Anyway, all the limitations aside, one thing is clear: once people start to know you and your business, it gets easier. That’s the case with any business. But especially when it comes to garbage, people just want to get rid of it. So during this time that I’ve been going around with the trailer collecting garbage in the street, I’ve managed to find a few good partners for future collaboration:
- a paper supplier – schools produce a lot of paper, there are many old exam papers that are not needed, many old magazines lying around that no one wants. It’s very easy to put boxes in every class and ask the students to throw their papers in the boxes. This relationship was already started back in November, so it was easy to restart the partnership. We have just agreed that I can go and pick up paper Tuesdays, Thursdays and Fridays. They provided most of the 240kg of paper in just one go. The school is very close to the bike shop (the place where we store the bags), so the total work took maybe around 30/40 minutes. Yes, you feel the weight on the trailer, but then again you don’t have to ride it that far and it’s mostly downhill.
- a supplier for boxes – the owner of one of the biggest meat shops in town (Afro Kapana) came to talk to me when he saw me picking up boxes in the bin close to their shop. It turns out that they throw away a lot of boxes every day, they even have to use their own petrol to dispose them in a different place (the municipality only picks up the garbage once a week, so they are not allowed to throw their boxes in the municipality bins all the time). For 40kg of boxes (that’s about how much you can fit in a bag), you’d only get around N$10, but if it only takes 10 minutes to load two bags, it still makes sense collecting.
- a supplier for plastic bottles and aluminum cans – there are many bars in this area which, among other stuff, sell soft drinks (in plastic bottles) and beer (in both aluminum cans and glass bottles). They are also throwing away their garbage wherever they can. It makes for good collection points because their trash cans are always overflowing. But an even better way of doing it is talking to the bar owners. They can place the plastic bottles and aluminum cans directly in big collection bags. Aluminum cans have value – N$3 per kg. During my seven trips, I managed to gather 16kg without searching for them and without strategizing around them. That brought me N$48. But if you strategize around them and talk to as many bar owners as possible, it could work very well. Next Monday I’m supposed to have my first easy collection of plastic bottles and aluminum cans from a very helpful bar owner.
My conclusion since I’ve got this part-time job? The best business-model for using a bike trailer to collect garbage for recycling is having as many suppliers as possible. That’s why my next strategy is getting friends with bar owners and getting more schools involved into collecting paper in their classes.

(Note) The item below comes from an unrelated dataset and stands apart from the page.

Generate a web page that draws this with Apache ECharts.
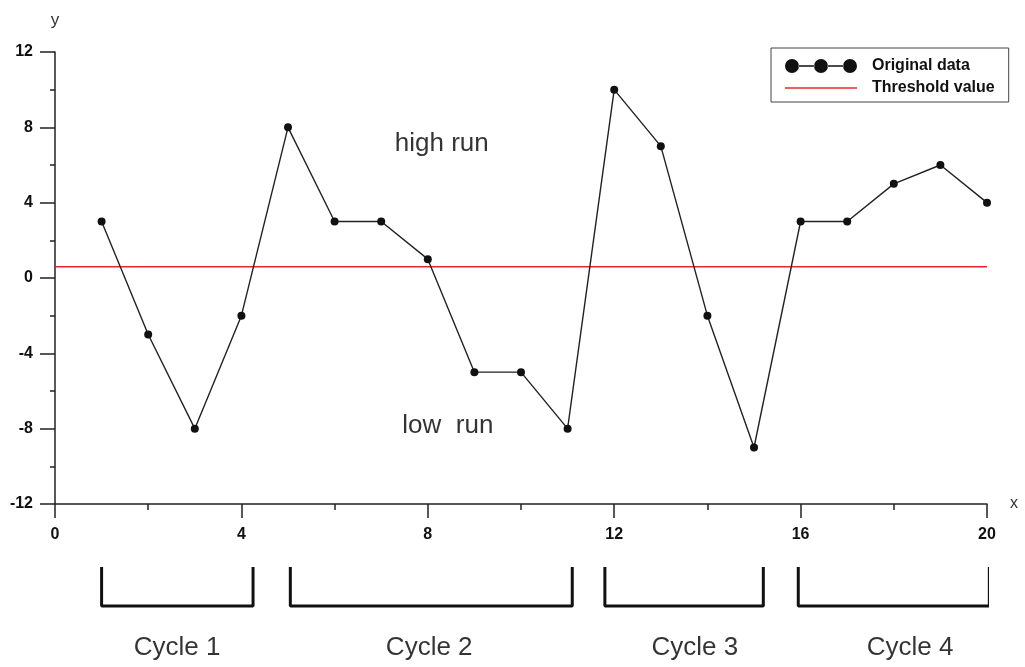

Setting targets. Aim high.
As I’ve already mentioned earlier, my objective is to create enough money from garbage for a mini girls party with Paulina and Ritade. Given the prices in Namibia, I could probably cook a good dinner for N$223.43 for three people. Yet, why not aim for one of the fanciest restaurants in town? The Raft is nicely placed right on the shore of the ocean, by the lagoon (free ads). Neither Paulina, nor Ritade have been there. We were just riding our bikes close to it last weekend, when I heard Paulina saying: “That place looks nice, mos! My dream still is to go and have dinner there once.”. I figure we should have at least N$500/600 so that we can ignore the prices when choosing our food and drinks. With the new business model, it should be easy to get. We shall see.
Worthless stuff has some worth after all.
If you’re wondering what exactly the deal is, this is a project ran by bennamibia.org, an organisation that does cool stuff, I’d say.